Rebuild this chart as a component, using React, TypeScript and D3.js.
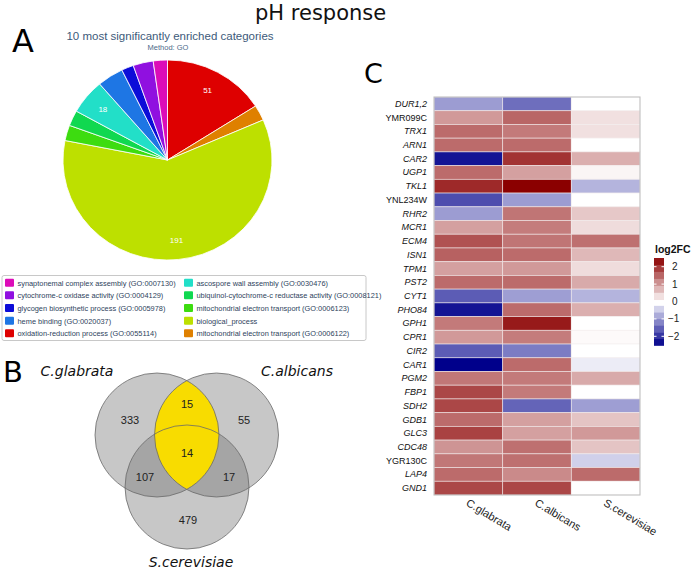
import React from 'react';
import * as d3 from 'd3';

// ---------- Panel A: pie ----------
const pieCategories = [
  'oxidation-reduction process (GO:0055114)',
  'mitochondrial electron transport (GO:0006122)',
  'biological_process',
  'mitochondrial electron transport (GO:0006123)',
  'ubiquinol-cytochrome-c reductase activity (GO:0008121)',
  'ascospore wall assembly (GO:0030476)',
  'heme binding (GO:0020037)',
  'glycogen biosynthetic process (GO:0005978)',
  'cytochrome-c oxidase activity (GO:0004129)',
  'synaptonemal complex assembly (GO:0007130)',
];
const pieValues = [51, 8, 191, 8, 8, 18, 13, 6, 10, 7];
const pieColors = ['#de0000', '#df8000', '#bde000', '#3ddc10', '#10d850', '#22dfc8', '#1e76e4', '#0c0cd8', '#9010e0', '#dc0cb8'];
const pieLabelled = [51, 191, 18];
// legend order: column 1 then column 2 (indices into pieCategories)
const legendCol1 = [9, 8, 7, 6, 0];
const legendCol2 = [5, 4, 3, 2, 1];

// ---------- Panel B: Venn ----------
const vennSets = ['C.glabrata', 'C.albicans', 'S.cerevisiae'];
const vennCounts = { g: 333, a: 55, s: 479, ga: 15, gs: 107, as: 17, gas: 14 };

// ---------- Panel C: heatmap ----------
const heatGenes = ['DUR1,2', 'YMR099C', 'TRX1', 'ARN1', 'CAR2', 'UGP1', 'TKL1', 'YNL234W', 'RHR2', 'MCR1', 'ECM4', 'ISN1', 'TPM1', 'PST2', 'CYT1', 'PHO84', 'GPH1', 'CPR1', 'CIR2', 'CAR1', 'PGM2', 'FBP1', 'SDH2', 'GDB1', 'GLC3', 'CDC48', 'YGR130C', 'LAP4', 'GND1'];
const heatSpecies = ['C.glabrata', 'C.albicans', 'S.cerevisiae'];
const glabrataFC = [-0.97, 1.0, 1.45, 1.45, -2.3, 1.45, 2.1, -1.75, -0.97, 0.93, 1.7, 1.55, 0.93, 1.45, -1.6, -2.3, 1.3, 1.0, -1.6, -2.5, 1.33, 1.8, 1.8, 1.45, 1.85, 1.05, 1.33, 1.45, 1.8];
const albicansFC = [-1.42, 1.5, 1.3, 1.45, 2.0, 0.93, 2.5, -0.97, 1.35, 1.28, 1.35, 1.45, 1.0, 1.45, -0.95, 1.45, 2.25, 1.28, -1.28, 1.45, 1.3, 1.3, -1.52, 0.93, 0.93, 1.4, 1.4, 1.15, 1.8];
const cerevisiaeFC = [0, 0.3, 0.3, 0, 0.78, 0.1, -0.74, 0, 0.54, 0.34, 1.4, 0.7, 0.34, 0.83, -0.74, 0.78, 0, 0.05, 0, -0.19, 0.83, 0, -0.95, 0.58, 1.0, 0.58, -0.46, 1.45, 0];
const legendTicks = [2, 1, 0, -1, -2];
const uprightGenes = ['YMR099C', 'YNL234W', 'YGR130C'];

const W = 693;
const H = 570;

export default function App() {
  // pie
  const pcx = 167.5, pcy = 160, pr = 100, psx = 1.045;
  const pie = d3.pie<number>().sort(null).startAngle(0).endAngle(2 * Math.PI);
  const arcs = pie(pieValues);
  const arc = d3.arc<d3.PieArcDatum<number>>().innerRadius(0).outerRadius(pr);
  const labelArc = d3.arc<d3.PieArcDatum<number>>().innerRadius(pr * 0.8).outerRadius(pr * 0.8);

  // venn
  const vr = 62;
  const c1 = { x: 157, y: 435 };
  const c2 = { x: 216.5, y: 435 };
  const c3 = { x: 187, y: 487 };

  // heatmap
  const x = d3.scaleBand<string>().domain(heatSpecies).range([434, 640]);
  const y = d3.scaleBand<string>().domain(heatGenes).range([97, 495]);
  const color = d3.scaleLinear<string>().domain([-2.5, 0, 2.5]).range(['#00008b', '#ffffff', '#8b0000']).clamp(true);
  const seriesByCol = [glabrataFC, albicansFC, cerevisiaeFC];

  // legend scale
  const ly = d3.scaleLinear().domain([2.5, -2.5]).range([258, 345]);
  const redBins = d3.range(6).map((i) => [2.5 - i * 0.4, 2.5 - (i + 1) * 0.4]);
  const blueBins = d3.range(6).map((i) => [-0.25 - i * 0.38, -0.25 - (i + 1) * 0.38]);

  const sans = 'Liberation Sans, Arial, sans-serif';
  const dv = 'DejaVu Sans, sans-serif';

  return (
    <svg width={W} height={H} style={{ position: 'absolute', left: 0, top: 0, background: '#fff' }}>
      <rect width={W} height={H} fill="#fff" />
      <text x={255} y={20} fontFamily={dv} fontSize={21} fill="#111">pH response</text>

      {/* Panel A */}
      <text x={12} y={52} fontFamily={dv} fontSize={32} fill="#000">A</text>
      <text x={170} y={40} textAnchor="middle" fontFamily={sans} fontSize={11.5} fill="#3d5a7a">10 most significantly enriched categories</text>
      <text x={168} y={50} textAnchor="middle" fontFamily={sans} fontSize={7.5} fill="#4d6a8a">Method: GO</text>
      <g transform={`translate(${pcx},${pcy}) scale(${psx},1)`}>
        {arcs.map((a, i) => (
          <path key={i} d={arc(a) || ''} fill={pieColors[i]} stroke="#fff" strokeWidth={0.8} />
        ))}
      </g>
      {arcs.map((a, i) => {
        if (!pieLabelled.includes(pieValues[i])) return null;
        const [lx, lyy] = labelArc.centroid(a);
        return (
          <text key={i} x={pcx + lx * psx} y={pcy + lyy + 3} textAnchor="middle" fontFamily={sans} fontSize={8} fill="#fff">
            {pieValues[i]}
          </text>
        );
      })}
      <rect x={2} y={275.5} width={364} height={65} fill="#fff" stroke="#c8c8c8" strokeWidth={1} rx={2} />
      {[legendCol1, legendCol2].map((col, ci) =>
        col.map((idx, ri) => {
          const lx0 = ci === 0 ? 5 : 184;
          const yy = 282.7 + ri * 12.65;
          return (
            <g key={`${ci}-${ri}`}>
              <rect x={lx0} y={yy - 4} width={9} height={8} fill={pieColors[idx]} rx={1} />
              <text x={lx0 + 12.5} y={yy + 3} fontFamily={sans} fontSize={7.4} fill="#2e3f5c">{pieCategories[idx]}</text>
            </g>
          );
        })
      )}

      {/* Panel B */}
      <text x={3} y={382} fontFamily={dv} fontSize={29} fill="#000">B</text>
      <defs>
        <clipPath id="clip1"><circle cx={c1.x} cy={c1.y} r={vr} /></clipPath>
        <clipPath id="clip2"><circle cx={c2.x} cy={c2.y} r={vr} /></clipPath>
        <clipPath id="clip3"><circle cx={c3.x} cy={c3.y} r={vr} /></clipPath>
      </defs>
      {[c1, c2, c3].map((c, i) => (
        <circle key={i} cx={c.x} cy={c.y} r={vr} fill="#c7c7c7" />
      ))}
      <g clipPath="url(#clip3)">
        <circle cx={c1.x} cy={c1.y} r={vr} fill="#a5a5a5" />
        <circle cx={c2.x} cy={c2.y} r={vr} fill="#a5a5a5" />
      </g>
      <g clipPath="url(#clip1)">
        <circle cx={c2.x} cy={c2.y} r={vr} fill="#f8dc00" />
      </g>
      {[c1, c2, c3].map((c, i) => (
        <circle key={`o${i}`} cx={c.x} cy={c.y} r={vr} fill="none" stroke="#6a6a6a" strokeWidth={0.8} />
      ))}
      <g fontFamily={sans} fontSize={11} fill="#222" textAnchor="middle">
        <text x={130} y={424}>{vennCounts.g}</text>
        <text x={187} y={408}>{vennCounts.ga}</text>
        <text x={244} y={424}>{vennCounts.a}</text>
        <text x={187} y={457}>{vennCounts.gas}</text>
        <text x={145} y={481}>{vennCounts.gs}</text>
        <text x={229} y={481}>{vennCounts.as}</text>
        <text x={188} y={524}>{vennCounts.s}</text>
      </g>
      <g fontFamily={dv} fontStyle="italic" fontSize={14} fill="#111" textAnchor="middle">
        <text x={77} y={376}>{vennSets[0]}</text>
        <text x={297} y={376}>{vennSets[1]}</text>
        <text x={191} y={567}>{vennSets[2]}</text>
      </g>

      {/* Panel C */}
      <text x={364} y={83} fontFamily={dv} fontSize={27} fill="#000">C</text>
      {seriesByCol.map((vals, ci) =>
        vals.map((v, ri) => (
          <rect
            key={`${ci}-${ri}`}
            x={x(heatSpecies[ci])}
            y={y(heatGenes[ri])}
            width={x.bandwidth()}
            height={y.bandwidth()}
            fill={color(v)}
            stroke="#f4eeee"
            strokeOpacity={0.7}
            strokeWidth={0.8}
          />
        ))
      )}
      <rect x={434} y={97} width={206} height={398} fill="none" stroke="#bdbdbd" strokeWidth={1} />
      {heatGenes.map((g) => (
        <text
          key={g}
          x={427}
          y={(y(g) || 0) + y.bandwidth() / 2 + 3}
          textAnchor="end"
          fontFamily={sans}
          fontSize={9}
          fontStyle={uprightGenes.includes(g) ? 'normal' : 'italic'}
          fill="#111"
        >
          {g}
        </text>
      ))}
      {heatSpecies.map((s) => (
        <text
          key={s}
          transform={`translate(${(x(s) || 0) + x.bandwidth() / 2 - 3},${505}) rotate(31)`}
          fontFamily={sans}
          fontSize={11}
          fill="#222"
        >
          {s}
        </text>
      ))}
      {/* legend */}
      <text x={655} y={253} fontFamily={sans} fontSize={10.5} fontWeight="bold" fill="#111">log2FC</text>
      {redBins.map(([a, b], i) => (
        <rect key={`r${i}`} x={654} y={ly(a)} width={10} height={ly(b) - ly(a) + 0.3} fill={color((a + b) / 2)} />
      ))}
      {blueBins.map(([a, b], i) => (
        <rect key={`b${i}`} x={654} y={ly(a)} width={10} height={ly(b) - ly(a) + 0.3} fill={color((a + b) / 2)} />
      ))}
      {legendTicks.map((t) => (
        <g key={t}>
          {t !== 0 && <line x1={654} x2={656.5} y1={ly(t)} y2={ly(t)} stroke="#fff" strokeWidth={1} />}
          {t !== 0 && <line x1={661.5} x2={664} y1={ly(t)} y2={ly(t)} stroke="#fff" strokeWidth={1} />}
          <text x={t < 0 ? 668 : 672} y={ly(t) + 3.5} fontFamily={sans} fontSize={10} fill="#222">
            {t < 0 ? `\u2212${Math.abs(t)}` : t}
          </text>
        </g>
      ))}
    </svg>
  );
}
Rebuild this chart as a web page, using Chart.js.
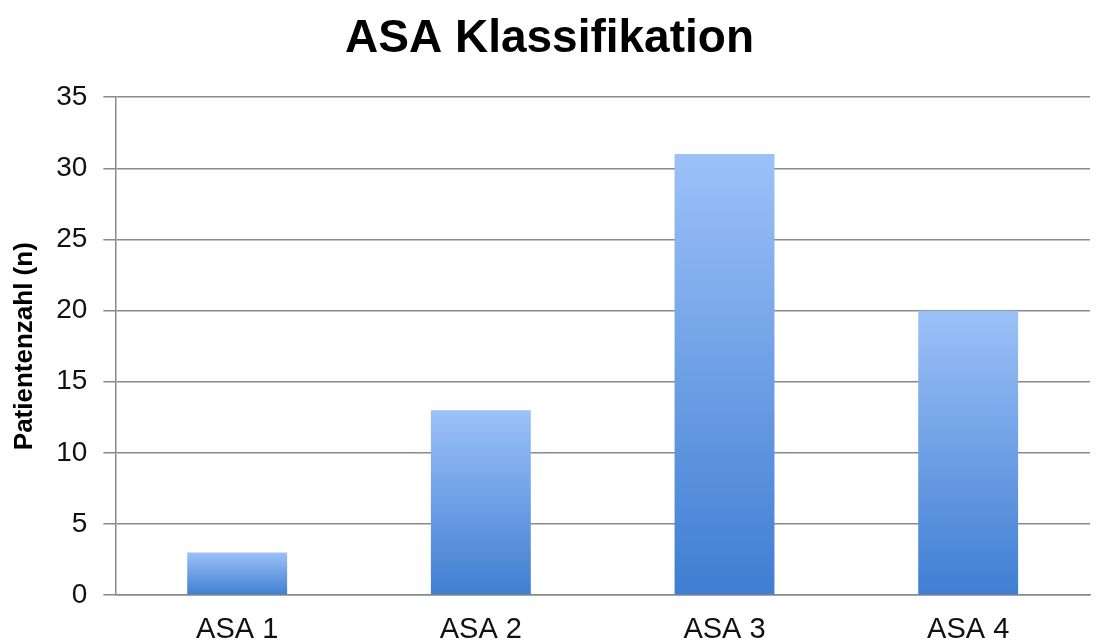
══════════════════════════════
Up to and including the line containing "import * as d3 from 'd3';", repeat every line from the start of the data, but none of the pictures.

Rebuild this chart as a component, using React, TypeScript and D3.js.
import React from 'react';
import * as d3 from 'd3';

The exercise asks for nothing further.